When I was in high school, I was a bit of a slacker for various reasons (another story altogether). By my junior year, I had resolved to try harder and challenge myself. One way I tried to do this was taking a pre-calculus math course that I hadn’t taken the prerequisite for. I decided to do this because I had been terribly bored in my math class the previous year.

I found myself struggling with the material, since I had to catch up a bit at the beginning of the course. I still worked hard and managed to pull a C at the end of the first term. I was proud, as I was at a disadvantage not having taken the previous course, and I was still achieving at least an average grade. I felt confident that I would continue to improve…that is, until the teacher pulled me aside. She expressed concern that I was having a hard time in the class and questioned whether I’d be better off in a different class. I let this discourage me, and transfered to the unchallenging follow-up course to the one I’d taken sophomore year.
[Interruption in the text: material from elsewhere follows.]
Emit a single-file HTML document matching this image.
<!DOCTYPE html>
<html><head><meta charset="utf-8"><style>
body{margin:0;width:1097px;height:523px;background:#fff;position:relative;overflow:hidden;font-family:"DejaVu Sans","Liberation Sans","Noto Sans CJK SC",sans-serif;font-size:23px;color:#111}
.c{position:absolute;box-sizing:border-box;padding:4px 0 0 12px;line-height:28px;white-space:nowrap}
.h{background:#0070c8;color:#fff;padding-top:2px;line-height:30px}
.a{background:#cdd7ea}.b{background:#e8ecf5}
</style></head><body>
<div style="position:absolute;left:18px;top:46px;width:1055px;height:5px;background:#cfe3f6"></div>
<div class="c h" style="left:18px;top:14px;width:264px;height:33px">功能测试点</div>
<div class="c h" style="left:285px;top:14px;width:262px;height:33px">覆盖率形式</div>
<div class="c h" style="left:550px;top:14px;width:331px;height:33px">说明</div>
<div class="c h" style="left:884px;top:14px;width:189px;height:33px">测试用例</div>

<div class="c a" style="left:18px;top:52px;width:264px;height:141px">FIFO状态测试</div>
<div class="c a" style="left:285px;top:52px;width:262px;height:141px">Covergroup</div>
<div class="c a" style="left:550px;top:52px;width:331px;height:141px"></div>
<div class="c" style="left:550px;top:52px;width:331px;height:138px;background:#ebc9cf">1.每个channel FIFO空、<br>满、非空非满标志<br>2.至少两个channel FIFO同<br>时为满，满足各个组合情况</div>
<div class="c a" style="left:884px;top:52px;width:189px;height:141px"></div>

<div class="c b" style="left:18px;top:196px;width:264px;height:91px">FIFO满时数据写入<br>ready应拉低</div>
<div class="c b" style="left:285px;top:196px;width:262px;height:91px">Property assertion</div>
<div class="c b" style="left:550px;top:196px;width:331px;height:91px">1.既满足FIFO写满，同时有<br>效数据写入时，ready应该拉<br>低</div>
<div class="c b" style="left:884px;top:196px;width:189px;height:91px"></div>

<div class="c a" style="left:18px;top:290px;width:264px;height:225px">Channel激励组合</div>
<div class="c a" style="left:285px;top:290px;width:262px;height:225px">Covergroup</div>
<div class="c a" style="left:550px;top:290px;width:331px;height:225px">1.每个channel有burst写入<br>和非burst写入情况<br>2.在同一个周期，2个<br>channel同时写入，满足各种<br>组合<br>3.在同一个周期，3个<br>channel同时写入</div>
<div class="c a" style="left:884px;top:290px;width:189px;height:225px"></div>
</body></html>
Later on, I found out that she had giving the discouraging speech to two other students. The other two students weren’t struggling like I was. The common thread between the three of us was our skin color. This teacher had been trying to make all of her students of color feel like they weren’t smart enough for pre-cal. I didn’t think it could happen in a fairly liberal town, in a diverse school, but it did.

I forgot about all of these incidents. I largely forgot about race at all for a long time. Race was never an issue for me in college; I suppose from being at a hyper-liberal open-minded art school. The next time it crossed my awareness was shortly after graduation. I was working at a modeling agency in graphics and blog upkeep. I worked with two other women in their 20s, one was the agency director and one was the booking manager. One day, the agency director expressed some frustration about a model who was difficult, who happened to be black. The booking manager laughingly used the N-word to refer to her, causing both of our jaws to drop.
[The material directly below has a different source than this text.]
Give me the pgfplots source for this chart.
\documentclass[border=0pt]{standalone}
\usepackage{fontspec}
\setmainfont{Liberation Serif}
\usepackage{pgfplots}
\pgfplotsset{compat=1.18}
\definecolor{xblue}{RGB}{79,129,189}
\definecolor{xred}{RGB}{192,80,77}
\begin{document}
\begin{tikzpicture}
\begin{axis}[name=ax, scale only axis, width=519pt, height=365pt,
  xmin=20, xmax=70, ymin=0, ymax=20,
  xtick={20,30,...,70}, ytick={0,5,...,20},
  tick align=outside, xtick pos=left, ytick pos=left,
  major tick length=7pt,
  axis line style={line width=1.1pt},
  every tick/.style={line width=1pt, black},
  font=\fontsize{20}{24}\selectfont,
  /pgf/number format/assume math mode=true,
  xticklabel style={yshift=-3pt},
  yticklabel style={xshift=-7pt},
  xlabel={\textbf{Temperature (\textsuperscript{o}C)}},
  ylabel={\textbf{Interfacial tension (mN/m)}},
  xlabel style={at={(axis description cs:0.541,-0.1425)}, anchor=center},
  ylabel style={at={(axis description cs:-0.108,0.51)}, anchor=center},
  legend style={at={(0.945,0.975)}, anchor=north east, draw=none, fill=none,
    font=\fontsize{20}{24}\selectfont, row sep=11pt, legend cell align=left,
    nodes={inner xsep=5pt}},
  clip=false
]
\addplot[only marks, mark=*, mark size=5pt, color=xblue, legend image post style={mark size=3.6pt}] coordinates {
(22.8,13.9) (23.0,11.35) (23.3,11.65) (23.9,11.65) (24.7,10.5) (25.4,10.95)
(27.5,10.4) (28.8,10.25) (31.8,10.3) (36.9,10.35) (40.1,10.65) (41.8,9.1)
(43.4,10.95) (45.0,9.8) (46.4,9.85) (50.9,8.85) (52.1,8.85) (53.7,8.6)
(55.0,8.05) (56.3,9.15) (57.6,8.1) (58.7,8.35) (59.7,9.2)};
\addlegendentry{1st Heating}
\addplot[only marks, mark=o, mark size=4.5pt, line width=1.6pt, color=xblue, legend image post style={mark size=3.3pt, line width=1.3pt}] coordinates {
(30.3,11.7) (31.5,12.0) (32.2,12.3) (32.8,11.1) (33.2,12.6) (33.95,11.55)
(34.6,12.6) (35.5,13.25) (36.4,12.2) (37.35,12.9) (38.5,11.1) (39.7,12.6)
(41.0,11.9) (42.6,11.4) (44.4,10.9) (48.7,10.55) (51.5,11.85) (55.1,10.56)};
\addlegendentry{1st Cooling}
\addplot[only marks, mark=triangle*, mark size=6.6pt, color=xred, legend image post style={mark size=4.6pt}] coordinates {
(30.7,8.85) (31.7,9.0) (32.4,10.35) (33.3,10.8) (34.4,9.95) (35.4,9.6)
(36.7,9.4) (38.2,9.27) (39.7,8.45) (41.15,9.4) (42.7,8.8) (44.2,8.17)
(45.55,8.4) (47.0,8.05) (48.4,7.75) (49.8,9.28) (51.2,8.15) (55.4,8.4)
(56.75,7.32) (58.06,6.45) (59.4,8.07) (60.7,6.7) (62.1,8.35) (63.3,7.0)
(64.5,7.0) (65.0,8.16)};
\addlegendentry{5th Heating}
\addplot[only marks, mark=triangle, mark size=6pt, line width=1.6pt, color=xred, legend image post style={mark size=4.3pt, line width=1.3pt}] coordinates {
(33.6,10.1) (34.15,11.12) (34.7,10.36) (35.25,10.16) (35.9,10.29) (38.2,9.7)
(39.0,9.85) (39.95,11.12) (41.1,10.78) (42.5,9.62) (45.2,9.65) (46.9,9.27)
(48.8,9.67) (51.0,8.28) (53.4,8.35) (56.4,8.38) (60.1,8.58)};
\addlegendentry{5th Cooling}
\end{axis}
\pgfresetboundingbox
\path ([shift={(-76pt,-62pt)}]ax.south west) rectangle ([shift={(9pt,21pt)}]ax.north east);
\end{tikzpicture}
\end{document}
She used the defense that her parents had always used the word while she was growing up, but not “that way.” I countered that there’s really only one way to use it if you’re not black and using it in the vernacular (and even then, I don’t care for it). The shocking and sad part about her using that word, even while sitting right next to me, was that she was a ethnic woman in denial. She was Indonesian and had been adopted by a couple in a small town in Washington. She wouldn’t even admit to being Asian, she had been so shamed. When I initially asked about her ethnicity (she had jet black straight hair and tan skin), she first said Dutch, then Dutch Indonesian. The Dutch always came first to her.
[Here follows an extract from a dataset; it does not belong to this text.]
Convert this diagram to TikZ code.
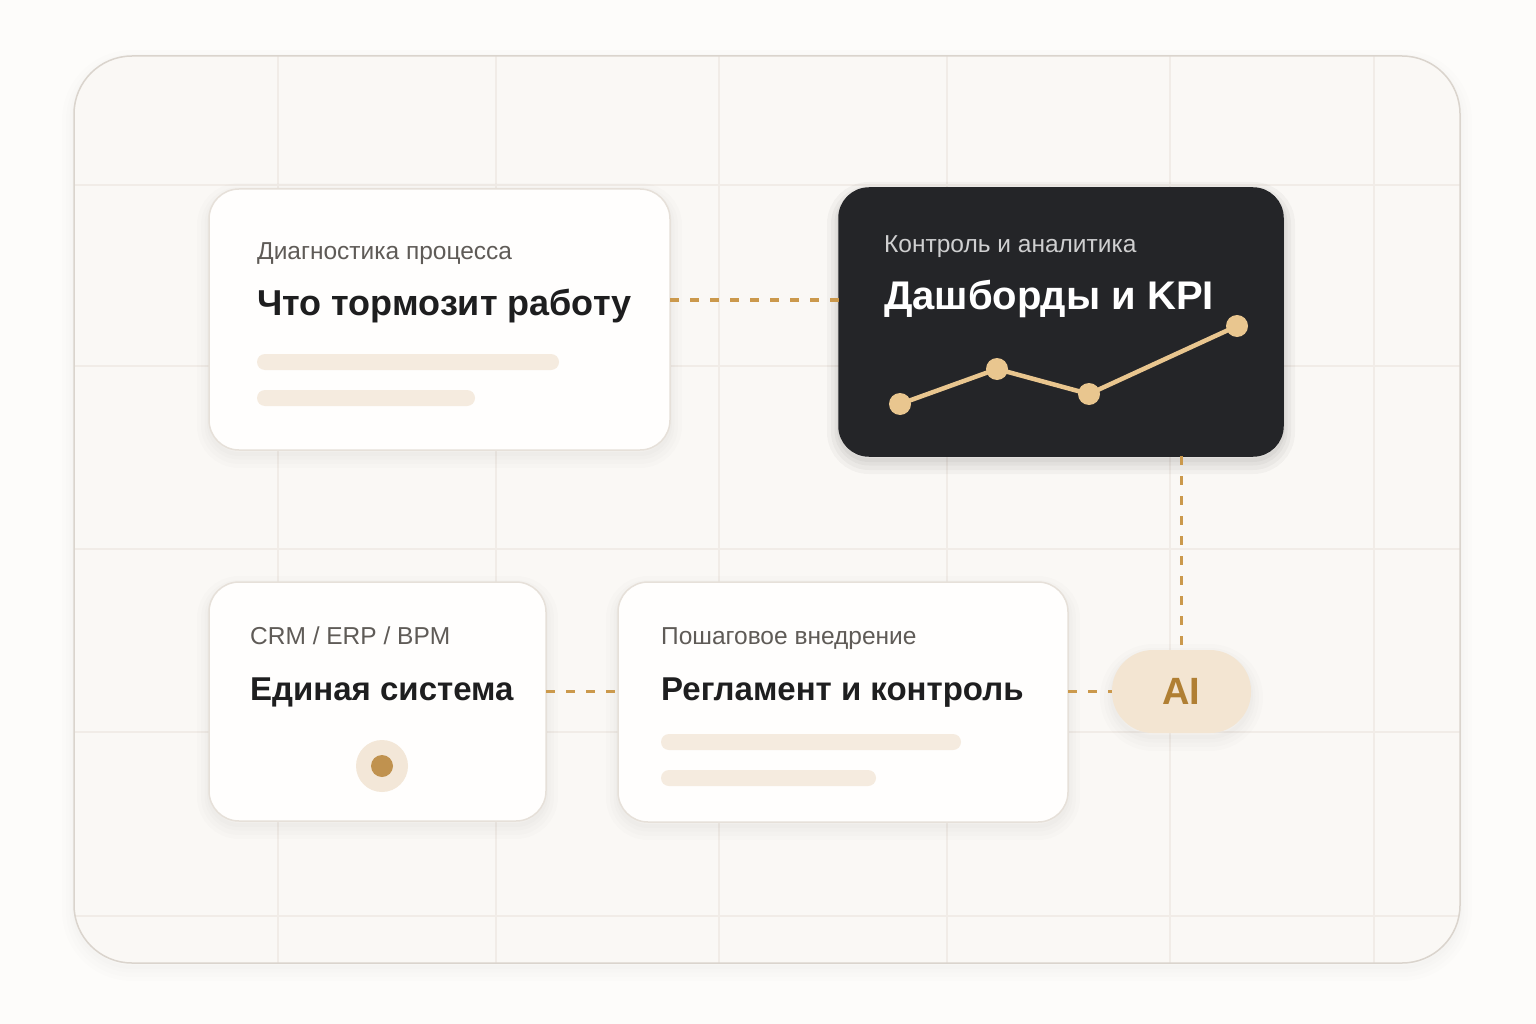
\documentclass[tikz,border=0pt]{standalone}
\usepackage{fontspec}
\setmainfont{Liberation Sans}
\usetikzlibrary{positioning}
\definecolor{paper}{HTML}{FDFCFA}
\definecolor{board}{HTML}{FAF8F5}
\definecolor{boardline}{HTML}{DAD4CD}
\definecolor{gridline}{HTML}{F1ECE7}
\definecolor{cardfill}{HTML}{FFFEFD}
\definecolor{cardline}{HTML}{E6E0D9}
\definecolor{darkcard}{HTML}{242528}
\definecolor{subgray}{HTML}{5F5B57}
\definecolor{sublight}{HTML}{CFCFD0}
\definecolor{ink}{HTML}{1E1E1F}
\definecolor{sand}{HTML}{F5EBDF}
\definecolor{gold}{HTML}{CB994C}
\definecolor{chart}{HTML}{E9C68F}
\definecolor{aifill}{HTML}{F3E5D2}
\definecolor{aitext}{HTML}{B07F33}
\definecolor{coin}{HTML}{C0924F}
\definecolor{coinring}{HTML}{F3E7D8}

\begin{document}
\begin{tikzpicture}[x=1pt,y=-1pt]
  \tikzset{
    softshadow/.style={
      preaction={draw=black, draw opacity=#1, line width=24pt, transform canvas={yshift=-6pt}},
      preaction={draw=black, draw opacity=#1, line width=16pt, transform canvas={yshift=-6pt}},
      preaction={draw=black, draw opacity=#1, line width=9pt, transform canvas={yshift=-5pt}},
      preaction={draw=black, draw opacity=#1, line width=4pt, transform canvas={yshift=-4pt}}},
    card/.style={rectangle, rounded corners=30pt, fill=cardfill, draw=cardline, line width=1.5pt,
      inner sep=0pt, outer sep=0pt, softshadow=0.01},
    darkbox/.style={card, fill=darkcard, draw=darkcard, softshadow=0.02},
    pill/.style={rectangle, rounded corners=41pt, fill=aifill, inner sep=0pt, outer sep=0pt,
      font=\fontsize{38}{40}\selectfont\bfseries, text=aitext, softshadow=0.01},
    sub/.style={anchor=base west, inner sep=0pt, text=subgray, font=\fontsize{24.5}{27}\selectfont},
    title/.style={anchor=base west, inner sep=0pt, text=ink, font=\fontsize{36}{39}\selectfont\bfseries},
    bar/.style={fill=sand, rounded corners=8pt},
    link/.style={draw=gold, line width=3.5pt, dash pattern=on 9pt off 11pt},
    chartline/.style={draw=chart, line width=4.5pt, line join=round},
    chartdot/.style={fill=chart},
  }
  \useasboundingbox (0,0) rectangle (1536,1024);
  \fill[paper] (0,0) rectangle (1536,1024);

  % The board with its grid.
  \path[fill=board, rounded corners=58pt, softshadow=0.006] (74,56) rectangle (1460,963);
  \begin{scope}
    \clip[rounded corners=58pt] (74,56) rectangle (1460,963);
    \draw[gridline, line width=1.2pt] (278,56) -- (278,963);
    \draw[gridline, line width=1.2pt] (496,56) -- (496,963);
    \draw[gridline, line width=1.2pt] (719,56) -- (719,963);
    \draw[gridline, line width=1.2pt] (947,56) -- (947,963);
    \draw[gridline, line width=1.2pt] (1170,56) -- (1170,963);
    \draw[gridline, line width=1.2pt] (1374,56) -- (1374,963);
    \draw[gridline, line width=1.2pt] (74,185) -- (1460,185);
    \draw[gridline, line width=1.2pt] (74,366) -- (1460,366);
    \draw[gridline, line width=1.2pt] (74,549) -- (1460,549);
    \draw[gridline, line width=1.2pt] (74,732) -- (1460,732);
    \draw[gridline, line width=1.2pt] (74,916) -- (1460,916);
  \end{scope}
  \draw[boardline, line width=1.5pt, rounded corners=58pt] (74,56) rectangle (1460,963);

  % Cards first, so the links can start at their edges.
  \node[card, minimum width=461pt, minimum height=261pt] (diag) at (439.5,319.5) {};
  \node[darkbox, minimum width=444pt, minimum height=268pt] (kpi) at (1061,322) {};
  \node[card, minimum width=337pt, minimum height=239pt] (crm) at (377.5,701.5) {};
  \node[card, minimum width=450pt, minimum height=240pt] (rules) at (843,702) {};
  \node[pill, minimum width=139pt, minimum height=83pt] (ai) at (1181.5,691.5) {AI};

  % Dashed links between the cards.
  \coordinate (toprow) at (0,300);
  \draw[link] (diag.east |- toprow) -- (kpi.west |- toprow);
  \draw[link] (ai.north |- kpi.south) -- (ai.north);
  \draw[link] (crm.east |- ai) -- (rules.west |- ai);
  \draw[link] (rules.east |- ai) -- (ai.west);

  % Texts of the cards.
  \node[sub] (diagsub) at (257,260) {Диагностика процесса};
  \node[title] (diagtitle) at (257,316) {Что тормозит работу};
  \node[sub, text=sublight] (kpisub) at (884,253) {Контроль и аналитика};
  \node[title, text=white, font=\fontsize{40}{43}\selectfont\bfseries] (kpititle) at (884,309) {Дашборды и KPI};
  \node[sub] (crmsub) at (250,644) {CRM / ERP / BPM};
  \node[title, font=\fontsize{33}{36}\selectfont\bfseries] (crmtitle) at (250,700) {Единая система};
  \node[sub] (rulessub) at (661,644) {Пошаговое внедрение};
  \node[title, font=\fontsize{33}{36}\selectfont\bfseries] (rulestitle) at (661,700) {Регламент и контроль};

  % Placeholder bars.
  \path[bar] (257,354) rectangle (559,370);
  \path[bar] (257,390) rectangle (475,406);
  \path[bar] (661,734) rectangle (961,750);
  \path[bar] (661,770) rectangle (876,786);

  % The little chart in the dark card.
  \coordinate (p1) at (900,404);
  \coordinate (p2) at (997,369);
  \coordinate (p3) at (1089,394);
  \coordinate (p4) at (1237,326);
  \draw[chartline] (p1) -- (p2) -- (p3) -- (p4);
  \fill[chartdot] (p1) circle (11pt);
  \fill[chartdot] (p2) circle (11pt);
  \fill[chartdot] (p3) circle (11pt);
  \fill[chartdot] (p4) circle (11pt);

  % The dot in the system card.
  \fill[coinring] (382,766) circle (26pt);
  \fill[coin] (382,766) circle (11pt);
\end{tikzpicture}
\end{document}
Since then, there have been little instances. Comments that people have said in passing, not thinking about me. For instance, someone joked not long ago that if I were to go out in the sun, they wouldn’t be able to tell if I’d gotten a tan. Then there was that comment about the black man being an ex con. What I know right now is that I am the only black woman in my department; I have one of the smallest work spaces; I have a manager talk down to me and ask me if I understand things constantly; I don’t have any friends, though trying to make an effort (which is difficult for me); and two people with the same job type who were hired after me have been promoted before me. I am starting to lose confidence in my own smarts and ability to do the job. Is this all a coincidence? Am I being oversensitive? Is this somehow my fault? Or is this more of the same?